M., hello—if you’re from Jerusalem and looking for a study partner once a week to clarify analytical Talmudic topics by subject, I’d be happy for you to contact me at ,giladstn@gmail.com (and in general for exchanging information in this area). Maybe it would suit you, because just like you I was planning to ask Rabbi Michael Abraham—who wrote ten books on Talmudic logic (and it requires investigation why he didn’t recommend them)—what the efficient way is to acquire this conceptual methodology. Maybe the booklets of Eyal Razenkovitz, eyalraz9@gmail.com, from Yeroḥam Yeshiva, would also help you. They’re built on a systematic presentation of analytical topics. There is a book by the Rosh Yeshiva of Ateret Israel, Baruch Mordechai Ezrachi, on the method of lomdus (I’ll check the name later), and there is also Blazer’s interesting dissertation on Rabbi Shimon Shkop, where he also surveys his analytical method. If you discover other things, I’d be happy to hear. And it really is astonishing that there isn’t any academic or other course on the foundations of analytical yeshiva-style thinking, and may it be God’s will that Rabbi Michi create this glove that only he could also pick up.

Michi (2017-02-09)

Thanks to Gil. Not Blazer but Wozner (Shai A. Wozner). Indeed, a very highly recommended book. I didn’t recommend my books because they’re only on Amazon and rather expensive. And besides, a baker does not testify about his own dough.
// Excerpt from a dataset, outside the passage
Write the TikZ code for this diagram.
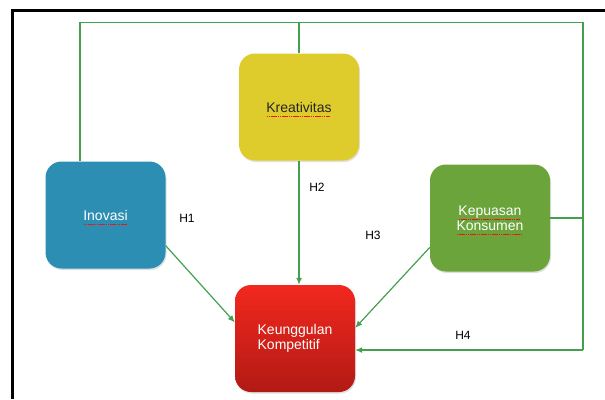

The Attendant of the Rebbe of the Rabbi M.A. (2017-02-13)

M.,
I recommend studying the novellae of Rabbi Shmuel Rozovsky.
He is a brilliant analyst and in my view the clear successor of Rabbi Shimon.
It seems to me that Michi would endorse that with both hands.

Michi (2017-02-13)

Therefore I came to add, all the more so, for our master Rabbi Shmuel, of blessed and saintly memory, the great head of the exile and master of the law, certainly does not need my endorsement or that of anyone like me. But a recommendation for his works already seemed to me quite unnecessary for someone who is familiar with the literature of the later yeshiva-style authorities.